10a) Werden die, welche den Irrtum annehmen, nicht in ihrem Fortschritt aufgehalten?
„Wenn sie den Irrtum annehmen, geschieht es darum, weil sie nicht genug fortgeschritten sind, um die Wahrheit zu begreifen.“


302. In Erwartung der Einigkeit glaubt jeder, die Wahrheit für sich zu besitzen und der einzige damit zu sein, - ein Irrtum, den die Trug-Geister nicht unterlassen werden zu pflegen. Auf was soll ein unparteiischer und uneigennütziger Mensch sein Urteil stützen?
„Das reinste Licht ist durch keine Wolke verdunkelt. Ein Diamant ohne Makel besitzt den größten Wert. Beurteilt die Geister daher nach der Reinheit ihrer Belehrungen. Die Einigkeit wird sich auf jener Seite einstellen, wo das Gute niemals mit dem Bösen vermischt worden ist. Auf dieser Seite werden sich die Menschen zwangsläufig vereinigen, denn sie werden erkennen, dass sich hier die Wahrheit befindet. Merkt euch übrigens, dass die Grundsätze überall dieselben sind und dass sie euch in einem gemeinsamen Denken vereinigen müssen, nämlich: der Liebe zu Gott, und der Ausübung des Guten. Es mag daher die Art des Fortschritts, welche man den Geistern zuschreibt, beschaffen sein, sein Ziel wie sie will ist dasselbe und die Mittel es zu erreichen sind auch dieselben, nämlich: das Gute zu tun.
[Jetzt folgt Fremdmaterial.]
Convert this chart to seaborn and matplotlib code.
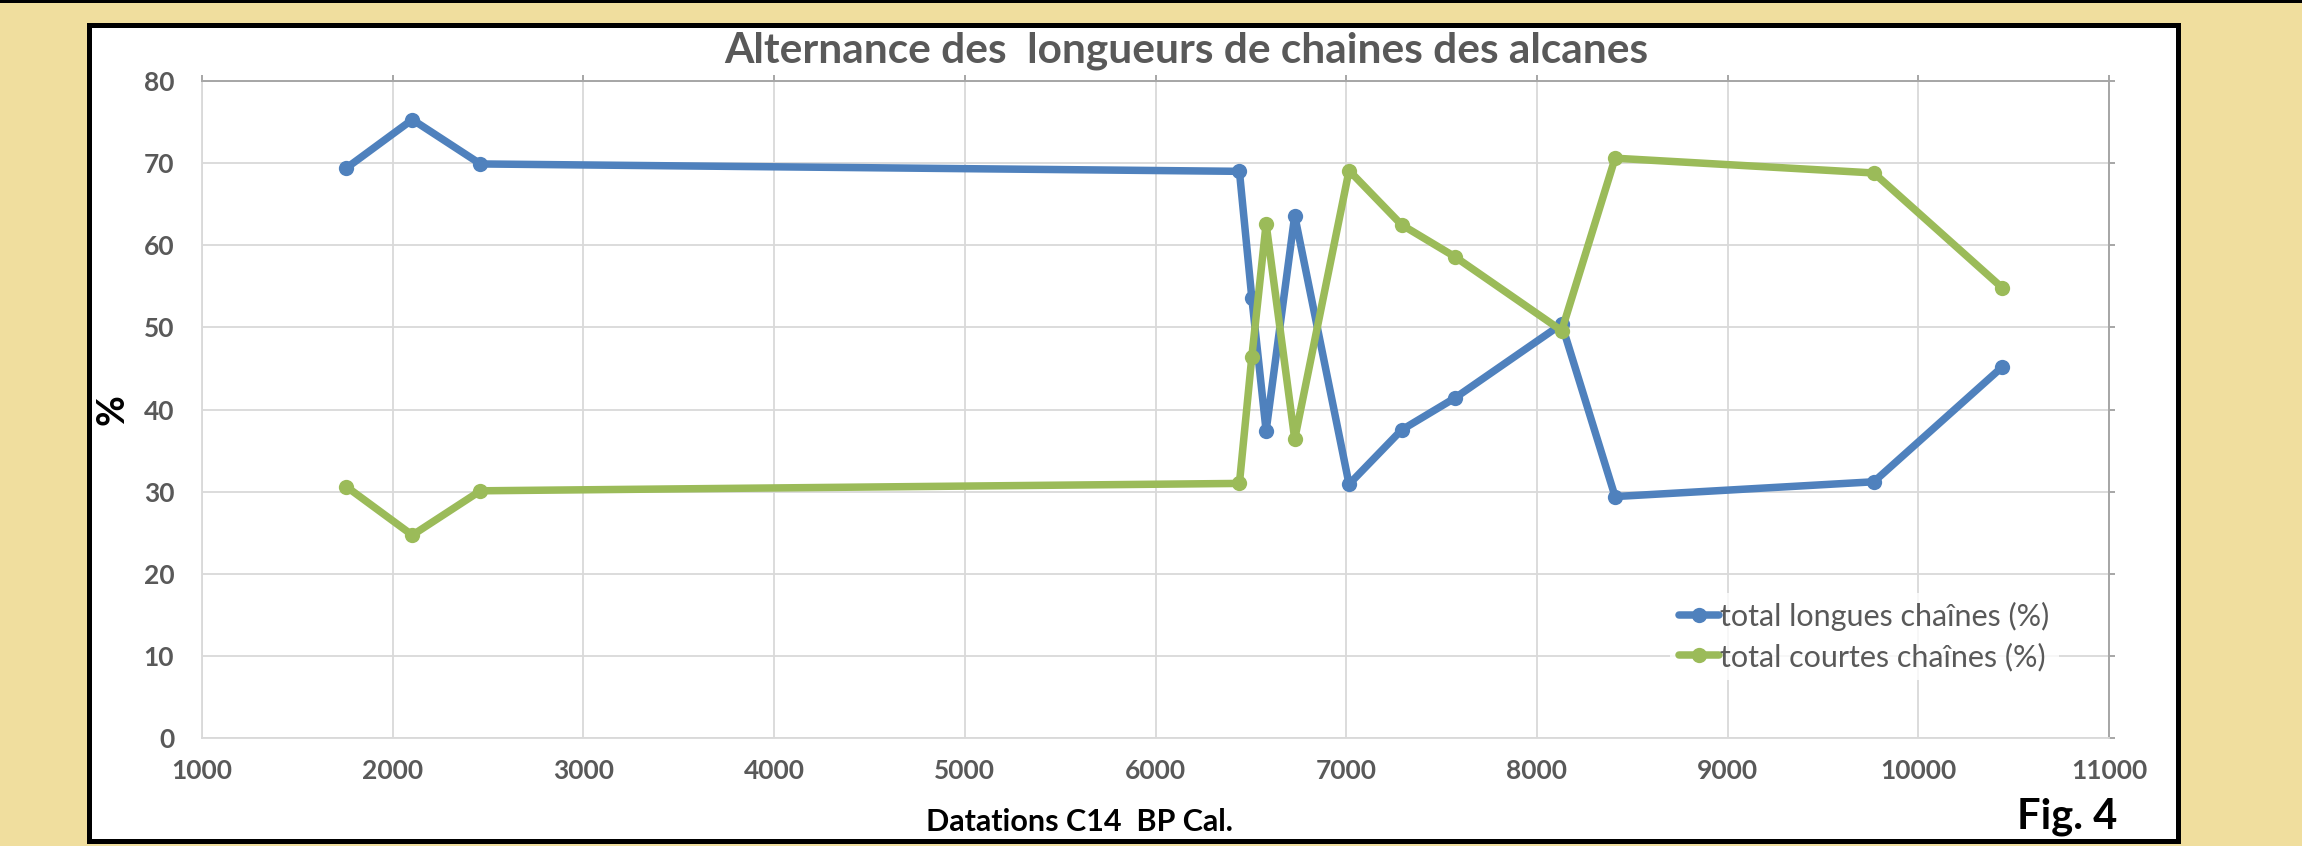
import pandas as pd
import seaborn as sns
import matplotlib.pyplot as plt
from matplotlib.patches import Rectangle

# dates (BP cal.) shared by both series
dates = [1757, 2103, 2460, 6440, 6505, 6580, 6730, 7015, 7290, 7570, 8130, 8410, 9767, 10441]
longues = [69.4, 75.3, 69.9, 69.0, 53.6, 37.4, 63.6, 30.9, 37.5, 41.4, 50.4, 29.4, 31.2, 45.2]
courtes = [30.6, 24.7, 30.1, 31.0, 46.4, 62.6, 36.4, 69.1, 62.5, 58.6, 49.6, 70.6, 68.8, 54.8]

series_names = ["total longues chaînes (%)", "total courtes chaînes (%)"]
series_colors = ["#4F81BD", "#9BBB59"]
x_ticks = list(range(1000, 11001, 1000))
y_ticks = list(range(0, 81, 10))

df = pd.DataFrame({
    "date": dates + dates,
    "pct": longues + courtes,
    "serie": [series_names[0]] * len(dates) + [series_names[1]] * len(dates),
})

sns.set_theme(style="white")
plt.rcParams["font.family"] = ["Lato", "DejaVu Sans"]

W, H = 2302, 846
fig = plt.figure(figsize=(W / 100, H / 100), dpi=100, facecolor="#F0DE9E")

# black stripe at the very top and the black framed white panel
fig.add_artist(Rectangle((0, 1 - 3 / H), 1, 3 / H, transform=fig.transFigure,
                         facecolor="black", edgecolor="none", zorder=-5))
fig.add_artist(Rectangle((88.5 / W, 1 - 840.5 / H), (2177.5 - 88.5) / W, (840.5 - 25.5) / H,
                         transform=fig.transFigure, facecolor="white",
                         edgecolor="black", lw=3.6, zorder=-5))

ax = fig.add_axes([202 / W, 1 - 738 / H, (2109 - 202) / W, (738 - 81) / H])
ax.set_facecolor("white")

sns.lineplot(data=df, x="date", y="pct", hue="serie", palette=series_colors,
             marker="o", markersize=11, markeredgewidth=0, linewidth=5.4,
             sort=False, legend=False, ax=ax)

ax.set_xlim(1000, 11000)
ax.set_ylim(0, 80)
ax.set_xticks(x_ticks)
ax.set_yticks(y_ticks)
ax.grid(True, color="#D9D9D9", linewidth=1.3)
ax.set_axisbelow(True)

for side in ["top", "right"]:
    ax.spines[side].set_color("#A6A6A6")
    ax.spines[side].set_linewidth(1.4)
for side in ["left", "bottom"]:
    ax.spines[side].set_color("#D9D9D9")
    ax.spines[side].set_linewidth(1.3)

ax.tick_params(axis="x", bottom=False, top=True, labelbottom=True, labeltop=False,
               direction="out", length=4, width=1.4, color="#A6A6A6", pad=11,
               labelsize=19, labelcolor="#595959")
ax.tick_params(axis="y", left=False, right=True, labelleft=True, labelright=False,
               direction="out", length=4, width=1.4, color="#A6A6A6", pad=16,
               labelsize=19, labelcolor="#595959")
for lab in ax.get_xticklabels() + ax.get_yticklabels():
    lab.set_fontweight("bold")

ax.set_xlabel("")
ax.set_ylabel("%", fontsize=27, fontweight="bold", color="black", va="center")
ax.yaxis.set_label_coords(-0.047, 0.5)

leg = ax.legend(handles=ax.lines, labels=series_names, loc="center",
                bbox_to_anchor=(0.8716, 0.1545), frameon=True, fontsize=22,
                handlelength=1.3, handletextpad=0.05, labelspacing=0.38,
                borderpad=0.3, fancybox=False)
leg.get_frame().set_facecolor("white")
leg.get_frame().set_edgecolor("none")
for t in leg.get_texts():
    t.set_color("#595959")

fig.text(1186 / W, 1 - 62 / H, "Alternance des  longueurs de chaines des alcanes",
         ha="center", va="baseline", fontsize=30.5, fontweight="bold", color="#595959")
fig.text(1079 / W, 1 - 831 / H, "Datations C14  BP Cal.",
         ha="center", va="baseline", fontsize=22, fontweight="bold", color="black")
fig.text(2117 / W, 1 - 828 / H, "Fig. 4",
         ha="right", va="baseline", fontsize=30, fontweight="bold", color="black")

fig.savefig("out.png", dpi=100, facecolor=fig.get_facecolor())
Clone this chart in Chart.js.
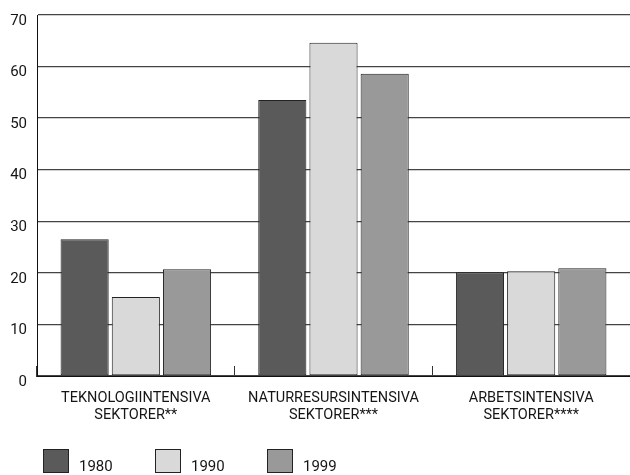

Nun gibt es aber nicht zweierlei Arten, dieses auszuüben. Wenn verschiedene Ansichten aufkommen, in Bezug auf das eigentliche Prinzip der Lehre, so habt ihr eine sichere Regel, sie zu bewerten, und diese Regel ist: „Die beste Lehre ist die, welche das Herz und die Vernunft am besten befriedigt und die meisten Anhaltspunkte bietet, um die Menschen zum Guten zu führen. Diese, ich versichere es euch, wird des Sieg davontragen.” (Der Geist der Wahrheit)


Anmerkung: Die Widersprüche, welche sich uns in den spiritistischen Botschaften zeigen, können aus folgenden Ursachen herrühren: aus der Unwissenheit mancher Geister, aus dem Aberglauben der niederen Geister, die aus Bosheit oder Schlechtigkeit das Gegenteil von dem sagen, was zu einer anderen Zeit der Geist gesagt hat, dessen Namen sie annehmen, und selbst aus dem Willen des Geistes, welcher seine Rede den Zeit- und Ortsverhältnissen und jenen der Personen anpasst und es als angemessen erachten kann, nicht jedermann alles zu sagen. Ferner aus der Unzulänglichkeit der menschlichen Sprache, welche es dem Geist zuweilen nicht gestattet, seinen Gedanken vollständig auszudrücken, und schliesslich aus der Auslegung, welche der Mensch einem Wort oder einer Erklärung nach seinen Ideen, nach seinen Vorurteilen oder nach dem Gesichtspunkt geben kann, unter welchem er die Sache eben beurteilt. Allein das Studium, die Erfahrung und die Verleugnung aller Eigenliebe können diese verschiedenen Nuancen zu unterscheiden lehren.